For the purpose of zooming in, you can use the "Zoom" button (the one with the icon of a magnifying glass), which should be the default active button when a plot is shown.

statist7 commented 4 years ago

That's quite a powerful example. The one obvious use for it I can see is to select a region of one plot and then zoom in to display just the selected points in all the separate plots.

giordano commented 4 years ago

That's quite a powerful example. The one obvious use for it I can see is to select a region of one plot and then zoom in to display just the selected points in all the separate plots.

This should happen automatically by using the standard zooming functionalities without writing special code for it if all charts were plotted together, sharing the same x-axis. This should be doable, I played a little bit last week but I had some problems, I'll hopefully come back on this later. I don't think adding this feature to lasso and box selections is worth the effort.

During the process it gives a series of warnings: Ignoring 274 observations or similar.

I had a look at these warnings: they are shown because in the full dataset there are 274 missing measurements, marked as NA in the CSV file, for the head circumference and 277 missing measurements for the height. Nothing worrying, and it's good that plotly and DT can gracefully handle this situation without problems.

giordano commented 4 years ago

New update.

Plotting of measurements (what we already had so far): image

centiles: image

and SDSs: image

statist7 commented 4 years ago

I played with the plot selection and generated lots of messages:

Warning in RColorBrewer::brewer.pal(N, "Set2") : n too large, allowed maximum for palette Set2 is 8 Returning the palette you asked for with that many colors

Please can you explain what the subplots are?

giordano commented 4 years ago

I played with the plot selection and generated lots of messages:

I know. I need to investigate more, but my understanding is that this is a bug in plotly. If so, there is little we can do here and we have to keep the warning.

There is also another warning regarding resizing the subplot using the function layout being deprecated. This is a bug in the R interface to plotly, there is a comment in the code pointing to the issue on GitHub.

Please can you explain what the subplots are?

This is a feature of plotly that allows merging multiple plots into a single object, see for example https://plot.ly/r/subplots/. This is what allows having a shared x-axis for all plots.

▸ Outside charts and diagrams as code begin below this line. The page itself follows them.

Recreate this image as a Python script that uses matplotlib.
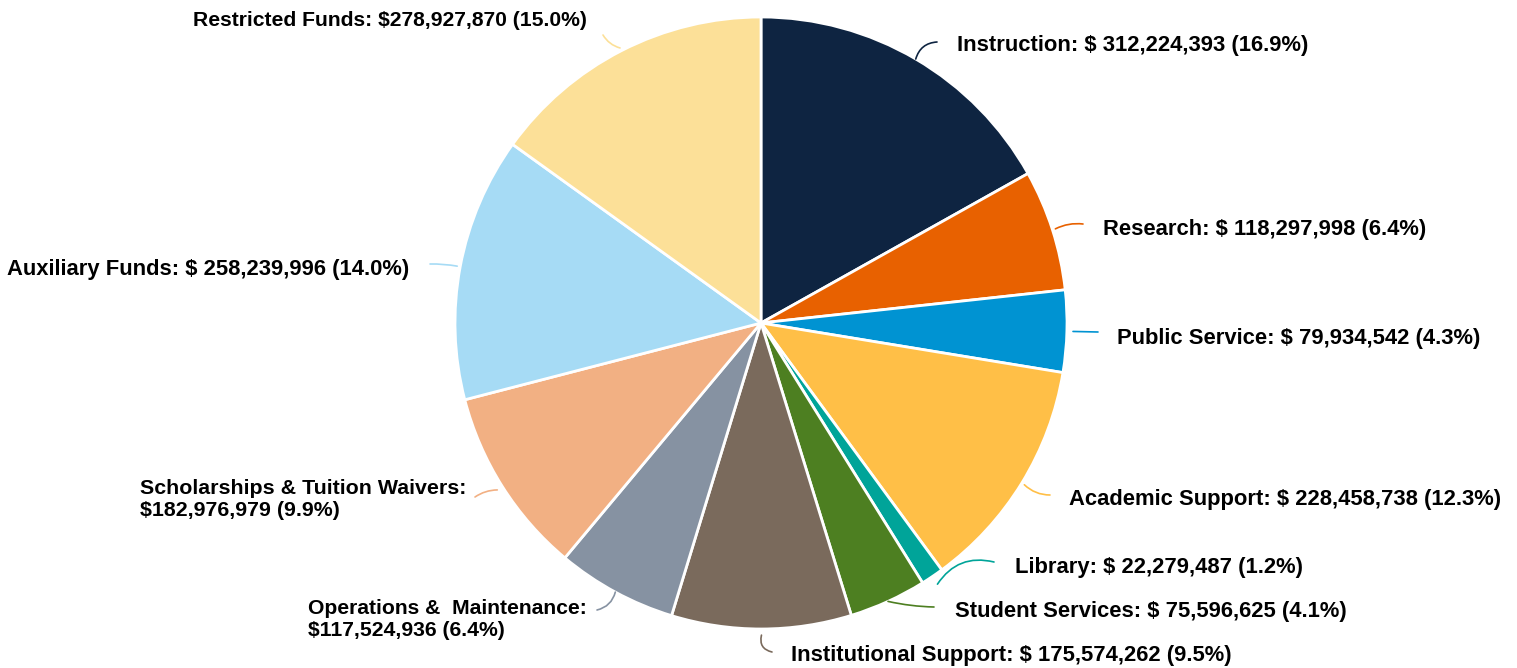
import matplotlib.pyplot as plt
import numpy as np

categories = ['Instruction', 'Research', 'Public Service', 'Academic Support',
              'Library', 'Student Services', 'Institutional Support',
              'Operations &  Maintenance', 'Scholarships & Tuition Waivers',
              'Auxiliary Funds', 'Restricted Funds']
amounts = [312224393, 118297998, 79934542, 228458738, 22279487, 75596625,
           175574262, 117524936, 182976979, 258239996, 278927870]
percents = [16.9, 6.4, 4.3, 12.3, 1.2, 4.1, 9.5, 6.4, 9.9, 14.0, 15.0]
colors = ['#0e2441', '#e86100', '#0093d2', '#ffbf47', '#00a499', '#4d7f21',
          '#7a6a5c', '#8692a2', '#f2b083', '#a6dbf5', '#fce098']

W, H = 1517, 668
cx, cy, R = 761, 323, 306


def px(x, y):
    # pixel position -> data units (pie radius = 1)
    return (x - cx) / R, (cy - y) / R


plt.rcParams['font.family'] = ['Liberation Sans', 'DejaVu Sans']
fig = plt.figure(figsize=(W / 100, H / 100), dpi=100)
ax = fig.add_axes([0, 0, 1, 1])

wedges, _ = ax.pie(amounts, colors=colors, startangle=90, counterclock=False,
                   radius=1, center=(0, 0),
                   wedgeprops=dict(edgecolor='white', linewidth=2))

ax.set_xlim(px(0, 0)[0], px(W, 0)[0])
ax.set_ylim(px(0, H)[1], px(0, 0)[1])
ax.set_aspect('equal')
ax.axis('off')


def money(a, space=True):
    return ('$ ' if space else '$') + f'{a:,}'


sep = [True, True, True, True, True, True, True, False, False, True, False]
texts = []
for i, name in enumerate(categories):
    glue = '\n' if i in (7, 8) else ' '
    texts.append(f'{name}:{glue}{money(amounts[i], sep[i])} ({percents[i]:.1f}%)')

# label anchor (px), horizontal alignment, font size
label_pos = [(957, 45, 'left'), (1103, 229, 'left'), (1117, 338, 'left'),
             (1069, 499, 'left'), (1015, 568, 'left'), (955, 611, 'left'),
             (791, 656, 'left'), (308, 619, 'left'), (140, 499, 'left'),
             (409, 269, 'right'), (587, 20, 'right')]
label_size = [15.8] * 7 + [15.25, 15.4, 15.8, 15.25]
leader_end = [(937, 42), (1083, 224), (1098, 332), (1050, 495), (994, 562),
              (934, 607), (772, 652), (597, 610), (475, 497), (430, 264),
              (603, 35)]
leader_rad = [-0.35, -0.15, 0.0, 0.2, -0.35, 0.05, 0.5, -0.3, 0.15, 0.05, -0.2]
start_r = [1.0, 1.01, 1.02, 1.01, 1.03, 1.0, 1.02, 1.0, 1.02, 1.01, 1.01]

for i, w in enumerate(wedges):
    ang = np.deg2rad((w.theta1 + w.theta2) / 2)
    sx, sy = start_r[i] * np.cos(ang), start_r[i] * np.sin(ang)
    ex, ey = px(*leader_end[i])
    ax.annotate('', xy=(ex, ey), xytext=(sx, sy),
                arrowprops=dict(arrowstyle='-', color=colors[i], lw=1.2,
                                shrinkA=0, shrinkB=0,
                                connectionstyle=f'arc3,rad={leader_rad[i]}'))
    lx, ly, ha = label_pos[i]
    tx, ty = px(lx, ly)
    ax.text(tx, ty, texts[i], ha=ha, va='center', fontsize=label_size[i],
            fontweight='bold', color='black', linespacing=1.2,
            multialignment='left')

fig.savefig('out.png', dpi=100)
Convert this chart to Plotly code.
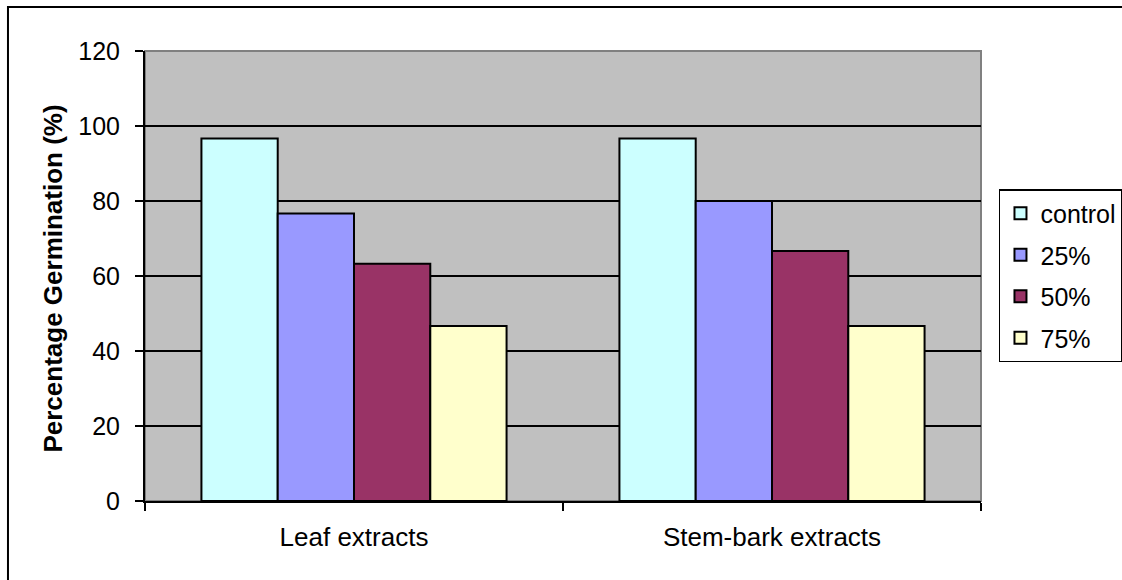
import plotly.graph_objects as go

categories = ["Leaf extracts", "Stem-bark extracts"]
series_names = ["control", "25%", "50%", "75%"]
control = [96.7, 96.7]
pct25 = [76.7, 80.0]
pct50 = [63.3, 66.7]
pct75 = [46.7, 46.7]
colors = ["#CCFFFF", "#9999FF", "#993366", "#FFFFCC"]
y_ticks = [0, 20, 40, 60, 80, 100, 120]

FONT = "Liberation Sans, Arial, sans-serif"

fig = go.Figure()
for name, vals, col in zip(series_names, [control, pct25, pct50, pct75], colors):
    fig.add_trace(go.Bar(
        name=name, x=categories, y=vals, legendgroup=name,
        marker=dict(color=col, line=dict(color="black", width=2)),
    ))

fig.update_layout(
    width=1122, height=580,
    margin=dict(l=145, r=141, t=51, b=79, autoexpand=False),
    paper_bgcolor="white",
    plot_bgcolor="#C0C0C0",
    barmode="group",
    bargap=0.27,
    bargroupgap=0,
    font=dict(family=FONT, size=26, color="black"),
    showlegend=True,
    legend=dict(
        x=1.0215, y=0.6933, xanchor="left", yanchor="top",
        bordercolor="black", borderwidth=1.5, bgcolor="white",
        font=dict(family=FONT, size=25, color="black"),
        tracegroupgap=6, traceorder="grouped", itemwidth=30,
    ),
    xaxis=dict(
        showline=True, linecolor="black", linewidth=2,
        ticks="outside", tickson="boundaries", ticklen=8, tickcolor="black", tickwidth=2,
        showgrid=False, ticklabelstandoff=12,
        tickfont=dict(family=FONT, size=26, color="black"),
    ),
    yaxis=dict(
        range=[0, 120], tickvals=y_ticks,
        showline=True, linecolor="black", linewidth=2,
        ticks="outside", ticklen=8, tickcolor="black", tickwidth=2,
        showgrid=True, gridcolor="black", gridwidth=1.5, zeroline=False,
        ticklabelstandoff=10,
        tickfont=dict(family=FONT, size=25, color="black"),
    ),
    shapes=[
        dict(type="rect", xref="paper", yref="paper", x0=0, y0=0, x1=1, y1=1,
             line=dict(color="#808080", width=2), layer="below"),
        dict(type="rect", xref="paper", yref="paper", x0=-0.1639, y0=-0.25, x1=1.25, y1=1.0978,
             line=dict(color="black", width=2), layer="above"),
    ],
    annotations=[
        dict(text="<b>Percentage Germination (%)</b>", xref="paper", yref="paper",
             x=-0.1112, y=0.4944, xanchor="center", yanchor="middle",
             textangle=-90, showarrow=False,
             font=dict(family=FONT, size=26, color="black")),
    ],
)

fig.write_html(
    "out.html",
    config={"displayModeBar": False},
    post_script="document.body.style.margin='0';document.body.style.overflow='hidden';",
)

statist7 commented 4 years ago

I've just updated packrat, and see that the sitar library is still 1.1.1 so it doesn't have the new growth references. Could sitar be pushed to CRAN 1.1.2 and the new references added?

In terms of the names for the tabs, I suggest 'One child' for the Calculator and 'Multiple children' for Multiple. Then Centiles rather than Centile, lose the Example tab, and rename Density as 'LMS density'.